Elizabeth Heatwole
Contributing Writer
I have identified as a feminist since the summer before my first year of high school. The summer of 2018 was a period of enlightenment for me in which I began to gain consciousness of a world outside of my sheltered, Midwestern bubble. Opinions naturally resulted along with this period of growth, and I began to see myself as part of a larger whole — a whole fraught with injustice.
My first encounter with feminism arose unceremoniously through exposure to a feminist Instagram account. It discussed pay inequity, sexual harassment, sexual assault and motherhood. This side of feminism was very different from the pop culture feminism I had been fed: the constant message of ‘girl power,’ which attempted to uplift women but declined to address underlying reasons for inequality.
My awareness of gender inequality did not arise out of a vacuum. I distinctly remember the boys in my elementary school classes being asked to carry heavy things while the girls stayed behind. I remember being denied church volunteer roles because of my gender.

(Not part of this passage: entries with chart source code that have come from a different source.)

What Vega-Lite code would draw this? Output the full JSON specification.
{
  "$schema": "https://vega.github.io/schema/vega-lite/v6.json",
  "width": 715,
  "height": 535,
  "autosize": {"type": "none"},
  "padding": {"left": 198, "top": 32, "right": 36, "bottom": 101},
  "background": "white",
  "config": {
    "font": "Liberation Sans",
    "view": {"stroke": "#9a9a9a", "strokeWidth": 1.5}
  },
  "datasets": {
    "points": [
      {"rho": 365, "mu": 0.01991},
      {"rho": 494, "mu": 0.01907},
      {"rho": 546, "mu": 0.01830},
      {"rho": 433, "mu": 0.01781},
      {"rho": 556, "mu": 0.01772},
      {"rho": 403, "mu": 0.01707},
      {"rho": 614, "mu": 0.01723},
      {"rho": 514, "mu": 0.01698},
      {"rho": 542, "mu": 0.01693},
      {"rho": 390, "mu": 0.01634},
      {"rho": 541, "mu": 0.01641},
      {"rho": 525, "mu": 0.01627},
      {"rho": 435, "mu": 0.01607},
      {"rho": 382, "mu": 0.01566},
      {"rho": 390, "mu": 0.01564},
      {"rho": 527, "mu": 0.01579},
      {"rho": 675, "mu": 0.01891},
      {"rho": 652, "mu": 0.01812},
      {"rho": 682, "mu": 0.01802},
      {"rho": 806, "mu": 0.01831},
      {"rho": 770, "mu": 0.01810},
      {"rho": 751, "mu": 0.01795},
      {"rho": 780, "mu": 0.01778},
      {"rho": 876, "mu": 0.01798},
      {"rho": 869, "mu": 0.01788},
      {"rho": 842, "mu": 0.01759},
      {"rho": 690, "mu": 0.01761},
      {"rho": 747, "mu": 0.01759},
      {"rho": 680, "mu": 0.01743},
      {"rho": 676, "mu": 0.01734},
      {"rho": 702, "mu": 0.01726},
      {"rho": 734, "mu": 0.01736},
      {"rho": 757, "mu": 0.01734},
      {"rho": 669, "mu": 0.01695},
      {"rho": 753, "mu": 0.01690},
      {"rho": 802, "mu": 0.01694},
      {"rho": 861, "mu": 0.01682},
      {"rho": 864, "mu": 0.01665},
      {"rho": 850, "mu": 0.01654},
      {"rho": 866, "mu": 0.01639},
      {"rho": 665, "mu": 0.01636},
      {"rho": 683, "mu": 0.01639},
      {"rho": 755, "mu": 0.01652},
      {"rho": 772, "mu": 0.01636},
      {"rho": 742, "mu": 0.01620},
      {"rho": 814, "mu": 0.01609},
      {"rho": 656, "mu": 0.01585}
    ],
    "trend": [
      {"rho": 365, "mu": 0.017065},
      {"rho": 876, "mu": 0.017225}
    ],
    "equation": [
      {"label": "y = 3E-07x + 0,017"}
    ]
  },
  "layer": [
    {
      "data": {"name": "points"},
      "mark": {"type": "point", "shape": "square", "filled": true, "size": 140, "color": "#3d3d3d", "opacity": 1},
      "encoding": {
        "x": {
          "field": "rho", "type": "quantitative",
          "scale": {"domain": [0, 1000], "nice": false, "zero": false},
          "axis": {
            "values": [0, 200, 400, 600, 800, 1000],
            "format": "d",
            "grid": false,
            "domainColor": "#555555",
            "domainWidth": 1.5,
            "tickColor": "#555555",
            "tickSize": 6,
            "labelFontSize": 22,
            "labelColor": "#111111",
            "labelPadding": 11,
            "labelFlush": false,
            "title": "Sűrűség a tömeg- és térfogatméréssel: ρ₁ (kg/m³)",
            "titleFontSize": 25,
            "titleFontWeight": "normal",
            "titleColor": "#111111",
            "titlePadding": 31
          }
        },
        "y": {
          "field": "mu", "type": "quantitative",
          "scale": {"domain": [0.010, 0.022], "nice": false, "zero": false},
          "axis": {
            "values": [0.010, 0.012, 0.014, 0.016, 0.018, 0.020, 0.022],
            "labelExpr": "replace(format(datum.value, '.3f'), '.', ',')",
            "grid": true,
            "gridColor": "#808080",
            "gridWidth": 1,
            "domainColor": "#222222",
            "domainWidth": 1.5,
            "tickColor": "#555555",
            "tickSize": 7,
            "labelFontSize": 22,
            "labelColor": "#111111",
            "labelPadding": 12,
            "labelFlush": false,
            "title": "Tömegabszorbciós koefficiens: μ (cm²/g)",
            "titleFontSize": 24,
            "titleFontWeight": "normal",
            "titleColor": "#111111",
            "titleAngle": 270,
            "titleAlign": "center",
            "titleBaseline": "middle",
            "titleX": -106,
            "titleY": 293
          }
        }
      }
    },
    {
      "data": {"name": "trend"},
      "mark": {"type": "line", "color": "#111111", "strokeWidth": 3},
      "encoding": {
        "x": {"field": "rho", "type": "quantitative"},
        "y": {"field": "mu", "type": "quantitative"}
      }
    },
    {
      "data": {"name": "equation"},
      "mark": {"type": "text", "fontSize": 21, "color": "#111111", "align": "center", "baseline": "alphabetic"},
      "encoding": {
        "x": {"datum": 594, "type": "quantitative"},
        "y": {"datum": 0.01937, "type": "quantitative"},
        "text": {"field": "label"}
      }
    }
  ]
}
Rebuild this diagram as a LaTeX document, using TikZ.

However, my exposure in the summer of 2018 opened my eyes to the vast scope of different and discriminatory treatment of women and men. It validated what I had sensed, yet not spoken of. I believe we, as a society, have progressed since the mid-2010s, and certainly from my mother’s era, in which, when confronted with my father’s job relocation, she was told by a friend that her role as a wife was to “follow her husband, no matter what.”
It is the blatantly different standards that society both implicitly and explicitly holds for women that led me to accept the label ‘feminist.’ In my eyes, it is difficult to fathom not assuming that facet of my identity. It guides me in the choices I make and the way I construct my life and aspirations.
Over the years, however, I have had many friends who possessed the values of feminism yet rejected the label ‘feminist.’ Beliefs, of course, are more important than the label, but I continued to question why the hesitancy might be. I never asked until now. “When I think of feminists, I think of crazy women with short, dyed hair running around … screaming at people,” answered one of my friends. Society’s portrayal of feminists casts us as radical, angry nonconformists who hate men.
Maybe we feminists are radical, and maybe we are angry at the world. But why shouldn’t we be? Society creates systems of oppression based on gender, race and economic status. I am not content with a world that is shaped as such. My exposure to feminism arose from an Instagram account; ironically, it is the same media that furthers narrow-minded stereotypes about feminism. Inherently, feminism clashes with the social order, often being met with societal resistance to change. And through the media and other public platforms, those in power espouse anti-feminist narratives that omit the diversity of gender, race, religion and sexual orientation of feminists.
By limiting the perception of who is a feminist, popular beliefs limit who will be a feminist. There is a lineage of power within the label that spans centuries: American women’s suffrage, India’s decriminalization of homosexuality, Saudi Arabian women’s right to drive and many more successes. Claiming the label is a way of upholding the strides feminists have made and attaching oneself to ideals of protest and social justice. In calling oneself a ‘feminist,’ we are unapologetic of our belief in a more equitable world, and we disrupt the stereotypes that accompany the label.